*Written request*
Output all the material that follows, exactly as given.

*Record list*
>> start
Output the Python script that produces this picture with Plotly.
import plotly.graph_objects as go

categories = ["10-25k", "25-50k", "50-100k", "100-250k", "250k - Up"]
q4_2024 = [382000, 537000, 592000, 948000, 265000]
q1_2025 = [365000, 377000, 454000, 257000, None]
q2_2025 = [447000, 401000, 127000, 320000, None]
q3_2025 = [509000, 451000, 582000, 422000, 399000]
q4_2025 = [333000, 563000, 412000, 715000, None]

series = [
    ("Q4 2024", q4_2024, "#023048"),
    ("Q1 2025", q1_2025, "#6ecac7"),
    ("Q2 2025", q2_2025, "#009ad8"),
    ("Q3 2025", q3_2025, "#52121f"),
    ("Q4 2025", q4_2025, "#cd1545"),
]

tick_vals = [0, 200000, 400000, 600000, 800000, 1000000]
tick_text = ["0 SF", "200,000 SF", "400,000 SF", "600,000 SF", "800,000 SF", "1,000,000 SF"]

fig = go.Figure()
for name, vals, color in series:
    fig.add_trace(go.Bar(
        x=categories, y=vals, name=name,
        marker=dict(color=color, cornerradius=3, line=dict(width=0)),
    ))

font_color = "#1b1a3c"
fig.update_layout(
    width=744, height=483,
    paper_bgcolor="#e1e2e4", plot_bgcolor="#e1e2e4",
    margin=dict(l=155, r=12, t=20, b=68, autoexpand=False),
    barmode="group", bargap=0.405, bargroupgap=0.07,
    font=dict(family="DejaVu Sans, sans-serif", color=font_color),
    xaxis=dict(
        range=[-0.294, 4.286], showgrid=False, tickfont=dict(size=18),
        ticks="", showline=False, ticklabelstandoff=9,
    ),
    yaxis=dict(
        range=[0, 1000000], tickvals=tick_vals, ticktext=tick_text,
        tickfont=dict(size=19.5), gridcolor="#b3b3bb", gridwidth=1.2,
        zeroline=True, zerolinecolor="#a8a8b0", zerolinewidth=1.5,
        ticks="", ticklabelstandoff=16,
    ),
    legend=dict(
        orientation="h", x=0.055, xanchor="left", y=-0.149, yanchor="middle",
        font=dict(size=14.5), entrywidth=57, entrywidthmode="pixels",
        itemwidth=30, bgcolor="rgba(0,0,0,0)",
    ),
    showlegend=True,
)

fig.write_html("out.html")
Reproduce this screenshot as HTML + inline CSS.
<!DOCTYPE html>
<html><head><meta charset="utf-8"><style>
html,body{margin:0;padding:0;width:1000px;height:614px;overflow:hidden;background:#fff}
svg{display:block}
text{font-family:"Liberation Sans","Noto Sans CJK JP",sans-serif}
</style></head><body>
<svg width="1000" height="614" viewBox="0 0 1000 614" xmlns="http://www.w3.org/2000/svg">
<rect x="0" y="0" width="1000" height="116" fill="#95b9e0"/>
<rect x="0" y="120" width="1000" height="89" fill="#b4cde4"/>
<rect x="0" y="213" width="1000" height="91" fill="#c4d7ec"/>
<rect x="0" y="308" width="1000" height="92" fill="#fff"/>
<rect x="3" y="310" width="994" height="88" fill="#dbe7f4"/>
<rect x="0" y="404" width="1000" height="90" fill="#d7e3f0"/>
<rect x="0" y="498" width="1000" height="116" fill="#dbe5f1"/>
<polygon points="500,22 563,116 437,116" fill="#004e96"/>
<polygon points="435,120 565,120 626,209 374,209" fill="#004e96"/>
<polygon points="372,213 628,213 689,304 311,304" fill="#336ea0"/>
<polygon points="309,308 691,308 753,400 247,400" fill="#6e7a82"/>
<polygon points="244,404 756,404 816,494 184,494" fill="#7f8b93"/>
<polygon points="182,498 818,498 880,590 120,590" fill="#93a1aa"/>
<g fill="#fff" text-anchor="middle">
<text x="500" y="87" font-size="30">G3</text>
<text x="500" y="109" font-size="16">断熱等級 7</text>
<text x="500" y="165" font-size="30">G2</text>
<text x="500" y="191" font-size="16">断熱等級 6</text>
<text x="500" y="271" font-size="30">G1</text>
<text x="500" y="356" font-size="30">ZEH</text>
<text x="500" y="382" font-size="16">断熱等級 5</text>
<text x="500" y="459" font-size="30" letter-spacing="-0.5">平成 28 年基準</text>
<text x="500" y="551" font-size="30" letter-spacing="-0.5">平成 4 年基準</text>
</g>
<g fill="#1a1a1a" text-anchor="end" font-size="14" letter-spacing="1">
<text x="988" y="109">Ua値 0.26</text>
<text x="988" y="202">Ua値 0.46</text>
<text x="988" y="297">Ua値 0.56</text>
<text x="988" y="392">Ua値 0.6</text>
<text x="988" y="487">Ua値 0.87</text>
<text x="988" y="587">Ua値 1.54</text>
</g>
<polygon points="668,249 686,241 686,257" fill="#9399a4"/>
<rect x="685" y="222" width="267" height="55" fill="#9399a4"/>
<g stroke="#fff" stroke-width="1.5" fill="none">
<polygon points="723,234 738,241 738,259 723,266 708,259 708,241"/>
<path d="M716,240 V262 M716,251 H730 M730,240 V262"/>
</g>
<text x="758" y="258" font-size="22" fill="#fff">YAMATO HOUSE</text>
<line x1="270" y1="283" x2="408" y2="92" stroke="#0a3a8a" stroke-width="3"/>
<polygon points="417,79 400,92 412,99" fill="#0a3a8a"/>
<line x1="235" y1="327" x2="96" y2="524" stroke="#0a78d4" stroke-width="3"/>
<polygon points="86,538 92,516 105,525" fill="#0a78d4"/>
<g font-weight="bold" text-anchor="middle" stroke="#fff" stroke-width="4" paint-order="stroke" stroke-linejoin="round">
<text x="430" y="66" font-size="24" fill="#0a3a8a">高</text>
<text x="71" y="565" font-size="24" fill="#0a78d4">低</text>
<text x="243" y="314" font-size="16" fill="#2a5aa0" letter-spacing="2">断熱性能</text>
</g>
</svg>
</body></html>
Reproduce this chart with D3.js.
>> end
*The reply*
Output the Python script that produces this picture with Plotly.
import plotly.graph_objects as go

categories = ["10-25k", "25-50k", "50-100k", "100-250k", "250k - Up"]
q4_2024 = [382000, 537000, 592000, 948000, 265000]
q1_2025 = [365000, 377000, 454000, 257000, None]
q2_2025 = [447000, 401000, 127000, 320000, None]
q3_2025 = [509000, 451000, 582000, 422000, 399000]
q4_2025 = [333000, 563000, 412000, 715000, None]

series = [
    ("Q4 2024", q4_2024, "#023048"),
    ("Q1 2025", q1_2025, "#6ecac7"),
    ("Q2 2025", q2_2025, "#009ad8"),
    ("Q3 2025", q3_2025, "#52121f"),
    ("Q4 2025", q4_2025, "#cd1545"),
]

tick_vals = [0, 200000, 400000, 600000, 800000, 1000000]
tick_text = ["0 SF", "200,000 SF", "400,000 SF", "600,000 SF", "800,000 SF", "1,000,000 SF"]

fig = go.Figure()
for name, vals, color in series:
    fig.add_trace(go.Bar(
        x=categories, y=vals, name=name,
        marker=dict(color=color, cornerradius=3, line=dict(width=0)),
    ))

font_color = "#1b1a3c"
fig.update_layout(
    width=744, height=483,
    paper_bgcolor="#e1e2e4", plot_bgcolor="#e1e2e4",
    margin=dict(l=155, r=12, t=20, b=68, autoexpand=False),
    barmode="group", bargap=0.405, bargroupgap=0.07,
    font=dict(family="DejaVu Sans, sans-serif", color=font_color),
    xaxis=dict(
        range=[-0.294, 4.286], showgrid=False, tickfont=dict(size=18),
        ticks="", showline=False, ticklabelstandoff=9,
    ),
    yaxis=dict(
        range=[0, 1000000], tickvals=tick_vals, ticktext=tick_text,
        tickfont=dict(size=19.5), gridcolor="#b3b3bb", gridwidth=1.2,
        zeroline=True, zerolinecolor="#a8a8b0", zerolinewidth=1.5,
        ticks="", ticklabelstandoff=16,
    ),
    legend=dict(
        orientation="h", x=0.055, xanchor="left", y=-0.149, yanchor="middle",
        font=dict(size=14.5), entrywidth=57, entrywidthmode="pixels",
        itemwidth=30, bgcolor="rgba(0,0,0,0)",
    ),
    showlegend=True,
)

fig.write_html("out.html")
Reproduce this screenshot as HTML + inline CSS.
<!DOCTYPE html>
<html><head><meta charset="utf-8"><style>
html,body{margin:0;padding:0;width:1000px;height:614px;overflow:hidden;background:#fff}
svg{display:block}
text{font-family:"Liberation Sans","Noto Sans CJK JP",sans-serif}
</style></head><body>
<svg width="1000" height="614" viewBox="0 0 1000 614" xmlns="http://www.w3.org/2000/svg">
<rect x="0" y="0" width="1000" height="116" fill="#95b9e0"/>
<rect x="0" y="120" width="1000" height="89" fill="#b4cde4"/>
<rect x="0" y="213" width="1000" height="91" fill="#c4d7ec"/>
<rect x="0" y="308" width="1000" height="92" fill="#fff"/>
<rect x="3" y="310" width="994" height="88" fill="#dbe7f4"/>
<rect x="0" y="404" width="1000" height="90" fill="#d7e3f0"/>
<rect x="0" y="498" width="1000" height="116" fill="#dbe5f1"/>
<polygon points="500,22 563,116 437,116" fill="#004e96"/>
<polygon points="435,120 565,120 626,209 374,209" fill="#004e96"/>
<polygon points="372,213 628,213 689,304 311,304" fill="#336ea0"/>
<polygon points="309,308 691,308 753,400 247,400" fill="#6e7a82"/>
<polygon points="244,404 756,404 816,494 184,494" fill="#7f8b93"/>
<polygon points="182,498 818,498 880,590 120,590" fill="#93a1aa"/>
<g fill="#fff" text-anchor="middle">
<text x="500" y="87" font-size="30">G3</text>
<text x="500" y="109" font-size="16">断熱等級 7</text>
<text x="500" y="165" font-size="30">G2</text>
<text x="500" y="191" font-size="16">断熱等級 6</text>
<text x="500" y="271" font-size="30">G1</text>
<text x="500" y="356" font-size="30">ZEH</text>
<text x="500" y="382" font-size="16">断熱等級 5</text>
<text x="500" y="459" font-size="30" letter-spacing="-0.5">平成 28 年基準</text>
<text x="500" y="551" font-size="30" letter-spacing="-0.5">平成 4 年基準</text>
</g>
<g fill="#1a1a1a" text-anchor="end" font-size="14" letter-spacing="1">
<text x="988" y="109">Ua値 0.26</text>
<text x="988" y="202">Ua値 0.46</text>
<text x="988" y="297">Ua値 0.56</text>
<text x="988" y="392">Ua値 0.6</text>
<text x="988" y="487">Ua値 0.87</text>
<text x="988" y="587">Ua値 1.54</text>
</g>
<polygon points="668,249 686,241 686,257" fill="#9399a4"/>
<rect x="685" y="222" width="267" height="55" fill="#9399a4"/>
<g stroke="#fff" stroke-width="1.5" fill="none">
<polygon points="723,234 738,241 738,259 723,266 708,259 708,241"/>
<path d="M716,240 V262 M716,251 H730 M730,240 V262"/>
</g>
<text x="758" y="258" font-size="22" fill="#fff">YAMATO HOUSE</text>
<line x1="270" y1="283" x2="408" y2="92" stroke="#0a3a8a" stroke-width="3"/>
<polygon points="417,79 400,92 412,99" fill="#0a3a8a"/>
<line x1="235" y1="327" x2="96" y2="524" stroke="#0a78d4" stroke-width="3"/>
<polygon points="86,538 92,516 105,525" fill="#0a78d4"/>
<g font-weight="bold" text-anchor="middle" stroke="#fff" stroke-width="4" paint-order="stroke" stroke-linejoin="round">
<text x="430" y="66" font-size="24" fill="#0a3a8a">高</text>
<text x="71" y="565" font-size="24" fill="#0a78d4">低</text>
<text x="243" y="314" font-size="16" fill="#2a5aa0" letter-spacing="2">断熱性能</text>
</g>
</svg>
</body></html>
Reproduce this chart with D3.js.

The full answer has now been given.